U celebrates Borlaug’s 100th birthday

The U hosted events last week to honor the late alumnus’s career.

University President Kaler, Jeanie Borlaug Laube and Board of Regent Dean Johnson in McNamara unveil a statue of Nobel Prize winner Norman Borlaug on Thursday at the conclusion of the Borlaug 100-year celebration. The statue, a replica of the one at the U.S. Capitol, will be installed on the St. Paul campus.

Patricia Grover

University President Kaler, Jeanie Borlaug Laube and Board of Regent Dean Johnson in McNamara unveil a statue of Nobel Prize winner Norman Borlaug on Thursday at the conclusion of the Borlaug 100-year celebration. The statue, a replica of the one at the U.S. Capitol, will be installed on the St. Paul campus.

by Mitchell Yurkowitz

In high school, Tessa Ries watched a movie clip on Nobel Peace Prize-winning Norman Borlaug, a University of Minnesota alumnus who is credited worldwide with helping developing countries through his research.

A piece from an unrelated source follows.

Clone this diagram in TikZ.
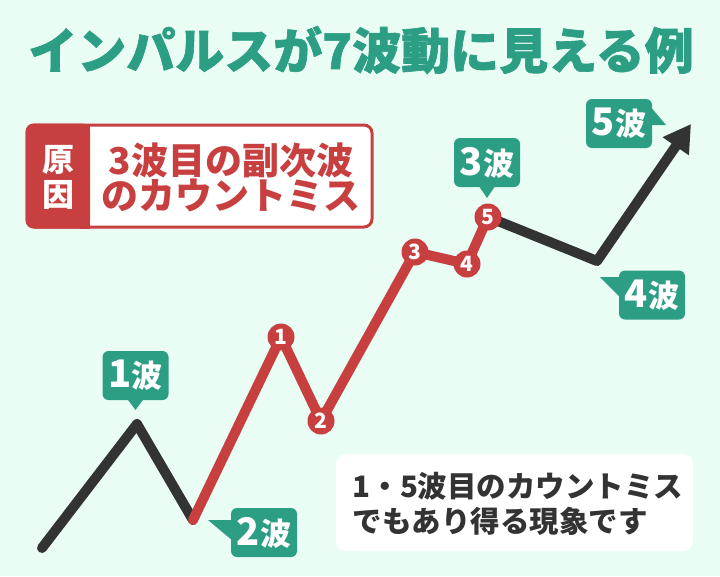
\documentclass[tikz,border=0pt]{standalone}
\usepackage{fontspec}
\setmainfont{Noto Sans CJK JP}
\newfontfamily\titlefont[BoldFeatures={FakeBold=1.3}]{Noto Sans CJK JP}
\usetikzlibrary{arrows.meta,calc}
\definecolor{bg}{HTML}{E9FDF5}
\definecolor{grn}{HTML}{2C9E83}
\definecolor{rd}{HTML}{C83F40}
\definecolor{dk}{HTML}{333333}
\newcommand{\wv}[1]{{\bfseries\fontsize{38}{38}\selectfont #1}{\bfseries\fontsize{31}{31}\selectfont 波}}
\begin{document}
\begin{tikzpicture}[x=1pt,y=-1pt,
  wave/.style={line width=10pt, line join=round, line cap=round},
  num/.style={circle, fill=rd, minimum size=27pt, inner sep=0pt, text=white, font=\bfseries\fontsize{21}{21}\selectfont},
  callout/.style={fill=grn, rounded corners=6pt, text=white, minimum width=66pt, minimum height=49pt, inner sep=0pt},
]
\fill[bg] (0,0) rectangle (720,576);
\useasboundingbox (0,0) rectangle (720,576);

% title
\node[text=grn, font=\titlefont\bfseries\fontsize{49}{49}\selectfont] (title) at (361,50) {インパルスが7波動に見える例};

% cause box
\fill[white, draw=rd, line width=3pt, rounded corners=8pt] (27,125) rectangle (372,227);
\fill[rd, rounded corners=8pt] (25.5,123.5) rectangle (90,228.5);
\fill[rd] (80,123.5) rectangle (90,228.5);
\node[text=white, align=center, font=\bfseries\fontsize{32}{35}\selectfont] (cause) at (58.5,177) {原\\因};
\node[text=rd, align=center, font=\bfseries\fontsize{37}{35}\selectfont] (causetext) at (231,177) {3波目の副次波\\のカウントミス};

% note box
\fill[white, rounded corners=10pt] (336,454) rectangle (693,551);
\node[text=dk, align=left, anchor=west, font=\bfseries\fontsize{29.5}{35}\selectfont] (note) at (349,504) {1・5波目のカウントミス\\でもあり得る現象です};

% wave points
\coordinate (p0) at (42,548);
\coordinate (p1) at (137,424);
\coordinate (p2) at (193,520);
\coordinate (c1) at (281,337);
\coordinate (c2) at (321,421);
\coordinate (c3) at (415,252);
\coordinate (c4) at (467,264);
\coordinate (c5) at (488,217);
\coordinate (p4) at (597,261);
\coordinate (p5) at (691,124);

\draw[wave, dk] (p0) -- (p1) -- (p2);
\draw[wave, rd] (p2) -- (c1) -- (c2) -- (c3) -- (c4) -- (c5);
\draw[wave, dk, line cap=butt, -{Triangle[length=27pt,width=30pt]}] (c5) -- (p4) -- (p5);

\node[num] (n1) at (c1) {1};
\node[num] (n2) at (c2) {2};
\node[num] (n3) at (c3) {3};
\node[num] (n4) at (c4) {4};
\node[num] (n5) at (c5) {5};

% callouts
\node[callout] (l1) at (135.5,375.5) {\wv{1}};
\node[callout] (l2) at (264,532.5) {\wv{2}};
\node[callout] (l3) at (487,162.5) {\wv{3}};
\node[callout] (l4) at (652,295) {\wv{4}};
\node[callout] (l5) at (619,123.5) {\wv{5}};

\coordinate (t1) at (135.5,410);
\coordinate (t2) at (208,520);
\coordinate (t3) at (487,198);
\coordinate (t4) at (600,277);
\coordinate (t5) at (666,125);

\fill[grn] ($(l1.south)+(-8,-1)$) -- ($(l1.south)+(8,-1)$) -- (t1) -- cycle;
\fill[grn] (t2) -- ($(l2.west)+(1,-12.5)$) -- ($(l2.west)+(1,7.5)$) -- cycle;
\fill[grn] ($(l3.south)+(-8,-1)$) -- ($(l3.south)+(8,-1)$) -- (t3) -- cycle;
\fill[grn] (t4) -- ($(l4.west)+(1,-18)$) -- ($(l4.west)+(1,2)$) -- cycle;
\fill[grn] (t5) -- ($(l5.east)+(-1,1.5)$) -- ($(l5.east)+(-1,-16)$) -- cycle;
\end{tikzpicture}
\end{document}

The segment inspired Ries to pursue a career in plant pathology and apply at the College of Food, Agricultural and Natural Resource Sciences. The Global Youth Institute — a foundation Borlaug started —selected Ries to study food security, and she continues to travel around the world continuing Borlaug’s work.

Borlaug died in 2009, and the University honored the scientist with a series of events for his 100th birthday last Tuesday. Administrators also unveiled a statue of Borlaug during a conference at the McNamara Alumni Center.

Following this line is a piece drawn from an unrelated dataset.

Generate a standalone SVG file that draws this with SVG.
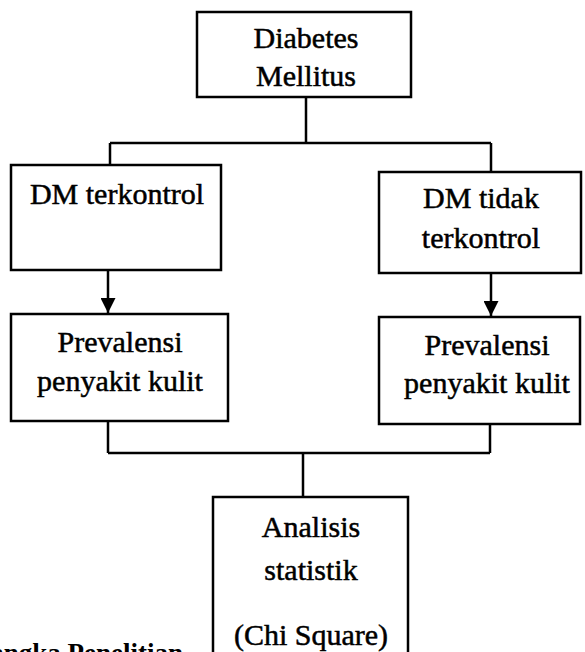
<svg xmlns="http://www.w3.org/2000/svg" width="585" height="652" viewBox="0 0 585 652">
<defs>
<style>
.box{fill:#fff;stroke:#000;stroke-width:2.5}
.t{font-family:"Liberation Serif","Times New Roman",serif;font-size:30px;fill:#000;stroke:#000;stroke-width:0.5;text-anchor:middle}
.c{fill:none;stroke:#000;stroke-width:2.5}
.cap{font-family:"Liberation Serif","Times New Roman",serif;font-size:27px;font-weight:bold;fill:#000;text-anchor:end}
</style>
<marker id="ah" viewBox="0 0 10 10" refX="10" refY="5" markerWidth="6" markerHeight="6" markerUnits="strokeWidth" orient="auto">
<path d="M0,0 L10,5 L0,10 Z" fill="#000"/>
</marker>
</defs>
<rect width="585" height="652" fill="#fff"/>
<g id="connectors">
<path class="c" d="M306,97 V143 M110,143 H491 M110,143 V165 M491,143 V172"/>
<path class="c" d="M108,270 V313" marker-end="url(#ah)"/>
<path class="c" d="M491,273 V316" marker-end="url(#ah)"/>
<path class="c" d="M108,421 V453 M490,424 V453 M108,453 H490 M303,453 V497"/>
</g>
<g id="diabetes">
<rect class="box" x="197" y="12" width="214" height="85"/>
<text class="t" x="306" y="48">Diabetes</text>
<text class="t" x="306" y="86">Mellitus</text>
</g>
<g id="dm-terkontrol">
<rect class="box" x="11" y="165" width="210" height="105"/>
<text class="t" x="117" y="204">DM terkontrol</text>
</g>
<g id="dm-tidak">
<rect class="box" x="379" y="172" width="202" height="101"/>
<text class="t" x="481" y="208">DM tidak</text>
<text class="t" x="481" y="248">terkontrol</text>
</g>
<g id="prevalensi-kiri">
<rect class="box" x="11" y="314" width="217" height="107"/>
<text class="t" x="120" y="352">Prevalensi</text>
<text class="t" x="120" y="391">penyakit kulit</text>
</g>
<g id="prevalensi-kanan">
<rect class="box" x="379" y="317" width="201" height="107"/>
<text class="t" x="487" y="355">Prevalensi</text>
<text class="t" x="487" y="393">penyakit kulit</text>
</g>
<g id="analisis">
<rect class="box" x="213" y="497" width="195" height="170"/>
<text class="t" x="311" y="537">Analisis</text>
<text class="t" x="311" y="580">statistik</text>
<text class="t" x="311" y="645">(Chi Square)</text>
</g>
<text class="cap" x="183" y="662">Kerangka Penelitian</text>
</svg>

“We all know Norman Borlaug made enormous contributions to feeding the world, and he is a great source of pride for this University,” University President Eric Kaler said at the conference.

Borlaug’s legacy inspires students and others to make a difference, Ries said, noting that his work saved millions from starvation by creating disease-resistant and high-yielding wheat.

Reis and plant pathology senior Margaret Krause took the podium last week to discuss the role Borlaug’s career plays in their studies. Krause researches ways to use technology crop data to help alleviate famine.

“Technology and data is really changing how we can solve problems,” Krause said.

In addition to his Nobel Peace Prize, Borlaug was awarded the Presidential Medal of Freedom and the Congressional Gold Medal. He is one of several people — including Martin Luther King Jr., Nelson Mandela and Mother Theresa — to be honored with all three awards.

Last Monday, CFANS celebrated Borlaug with its annual Plant Breeding Symposium and a social at the St. Paul Student Center the next day, where guest speakers, students and faculty members discussed global food issues.

With Borlaug’s help, many countries, including Mexico, Pakistan and India, were able to significantly increase their crop yields following decades of starvation.

Ries said the crop researcher’s legacy has greatly influenced her time at the University by pushing her to excel in her studies and never underestimate far-reaching goals.